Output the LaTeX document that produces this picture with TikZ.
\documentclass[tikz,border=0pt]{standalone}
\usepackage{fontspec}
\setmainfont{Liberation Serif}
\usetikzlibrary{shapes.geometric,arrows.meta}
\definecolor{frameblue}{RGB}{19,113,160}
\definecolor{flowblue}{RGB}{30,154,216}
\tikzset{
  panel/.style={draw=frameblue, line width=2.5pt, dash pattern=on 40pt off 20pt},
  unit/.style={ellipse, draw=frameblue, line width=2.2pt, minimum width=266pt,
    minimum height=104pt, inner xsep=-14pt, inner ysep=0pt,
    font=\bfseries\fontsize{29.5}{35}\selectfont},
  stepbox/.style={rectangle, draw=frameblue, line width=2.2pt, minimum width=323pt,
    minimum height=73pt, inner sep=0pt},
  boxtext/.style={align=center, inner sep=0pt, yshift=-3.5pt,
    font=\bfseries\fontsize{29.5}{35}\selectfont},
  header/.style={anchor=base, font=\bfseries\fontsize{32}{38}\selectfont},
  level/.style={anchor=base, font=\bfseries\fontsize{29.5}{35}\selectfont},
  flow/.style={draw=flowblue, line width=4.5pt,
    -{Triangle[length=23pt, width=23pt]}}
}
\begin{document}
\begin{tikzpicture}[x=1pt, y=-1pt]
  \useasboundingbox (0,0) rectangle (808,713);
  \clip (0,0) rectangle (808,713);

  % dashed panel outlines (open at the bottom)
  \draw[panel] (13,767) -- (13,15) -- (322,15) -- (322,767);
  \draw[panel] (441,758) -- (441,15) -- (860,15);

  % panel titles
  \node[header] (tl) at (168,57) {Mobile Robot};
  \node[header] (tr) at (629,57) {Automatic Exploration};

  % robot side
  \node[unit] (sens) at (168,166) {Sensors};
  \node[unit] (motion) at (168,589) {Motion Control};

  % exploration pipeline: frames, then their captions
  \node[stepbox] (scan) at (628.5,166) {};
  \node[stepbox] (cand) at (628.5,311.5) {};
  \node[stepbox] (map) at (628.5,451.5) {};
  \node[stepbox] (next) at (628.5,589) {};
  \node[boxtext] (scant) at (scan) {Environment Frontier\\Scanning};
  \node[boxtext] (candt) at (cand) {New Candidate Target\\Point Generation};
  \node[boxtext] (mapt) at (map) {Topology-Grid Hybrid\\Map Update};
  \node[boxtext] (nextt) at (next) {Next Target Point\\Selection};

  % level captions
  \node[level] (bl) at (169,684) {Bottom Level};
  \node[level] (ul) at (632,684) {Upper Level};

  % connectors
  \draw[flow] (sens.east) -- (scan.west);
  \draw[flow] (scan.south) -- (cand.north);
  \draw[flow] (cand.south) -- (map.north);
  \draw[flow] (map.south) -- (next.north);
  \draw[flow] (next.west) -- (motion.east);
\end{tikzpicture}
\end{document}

= = = = = = =

Print again each line of the listing above, exactly as it appears.

Output the LaTeX document that produces this picture with TikZ.
\documentclass[tikz,border=0pt]{standalone}
\usepackage{fontspec}
\setmainfont{Liberation Serif}
\usetikzlibrary{shapes.geometric,arrows.meta}
\definecolor{frameblue}{RGB}{19,113,160}
\definecolor{flowblue}{RGB}{30,154,216}
\tikzset{
  panel/.style={draw=frameblue, line width=2.5pt, dash pattern=on 40pt off 20pt},
  unit/.style={ellipse, draw=frameblue, line width=2.2pt, minimum width=266pt,
    minimum height=104pt, inner xsep=-14pt, inner ysep=0pt,
    font=\bfseries\fontsize{29.5}{35}\selectfont},
  stepbox/.style={rectangle, draw=frameblue, line width=2.2pt, minimum width=323pt,
    minimum height=73pt, inner sep=0pt},
  boxtext/.style={align=center, inner sep=0pt, yshift=-3.5pt,
    font=\bfseries\fontsize{29.5}{35}\selectfont},
  header/.style={anchor=base, font=\bfseries\fontsize{32}{38}\selectfont},
  level/.style={anchor=base, font=\bfseries\fontsize{29.5}{35}\selectfont},
  flow/.style={draw=flowblue, line width=4.5pt,
    -{Triangle[length=23pt, width=23pt]}}
}
\begin{document}
\begin{tikzpicture}[x=1pt, y=-1pt]
  \useasboundingbox (0,0) rectangle (808,713);
  \clip (0,0) rectangle (808,713);

  % dashed panel outlines (open at the bottom)
  \draw[panel] (13,767) -- (13,15) -- (322,15) -- (322,767);
  \draw[panel] (441,758) -- (441,15) -- (860,15);

  % panel titles
  \node[header] (tl) at (168,57) {Mobile Robot};
  \node[header] (tr) at (629,57) {Automatic Exploration};

  % robot side
  \node[unit] (sens) at (168,166) {Sensors};
  \node[unit] (motion) at (168,589) {Motion Control};

  % exploration pipeline: frames, then their captions
  \node[stepbox] (scan) at (628.5,166) {};
  \node[stepbox] (cand) at (628.5,311.5) {};
  \node[stepbox] (map) at (628.5,451.5) {};
  \node[stepbox] (next) at (628.5,589) {};
  \node[boxtext] (scant) at (scan) {Environment Frontier\\Scanning};
  \node[boxtext] (candt) at (cand) {New Candidate Target\\Point Generation};
  \node[boxtext] (mapt) at (map) {Topology-Grid Hybrid\\Map Update};
  \node[boxtext] (nextt) at (next) {Next Target Point\\Selection};

  % level captions
  \node[level] (bl) at (169,684) {Bottom Level};
  \node[level] (ul) at (632,684) {Upper Level};

  % connectors
  \draw[flow] (sens.east) -- (scan.west);
  \draw[flow] (scan.south) -- (cand.north);
  \draw[flow] (cand.south) -- (map.north);
  \draw[flow] (map.south) -- (next.north);
  \draw[flow] (next.west) -- (motion.east);
\end{tikzpicture}
\end{document}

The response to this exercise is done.